As well as the funding, one of the key things that this government is looking to do is increase the quality of teaching, have robust curriculums, increase school autonomy and encourage greater parental engagement. Why do we say that? We say that because the alternative, which has been so fulsomely put forward by the Labor Party and the Greens today, is about central control.

If I go back to the founder of the Liberal Party, Sir Robert Menzies, one of the things he said was:

… what we must look for, and it is a matter of desperate importance to our society, is a true revival of liberal thought which will work for social justice and security, for national power and national progress, and for the full development of the individual citizen, though not through the dull and deadening process of socialism.

Socialism is all about central government controlling everything that happens.

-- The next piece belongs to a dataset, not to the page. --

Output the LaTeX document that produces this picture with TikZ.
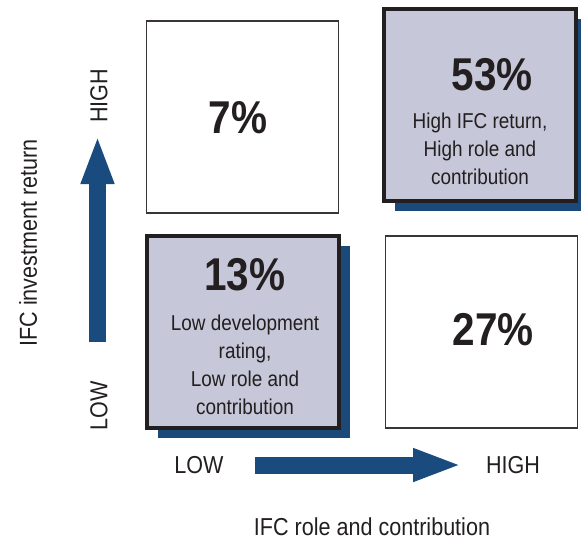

We on this side know that giving local control works. This was exemplified in the Australian technical colleges that were part of the Howard government's education policy.

In South Australia, St Patrick's Technical College, which started its life as an Australian technical college under the Howard government, has a board which is run by local industry and parents so that the curriculum and the whole way it runs is targeted to the real opportunities and the educational and employment outcomes that are needed for those young people to get jobs. In April this year, they had their 500th young person get an apprenticeship with local industry. Why? Because industry and parents have a voice in how that runs. So that local control is not just educating for the sake of educating, it is educating with a focus on outcomes. It gives these young people a real opportunity in life. The coalition is about funding certainty and real outcomes.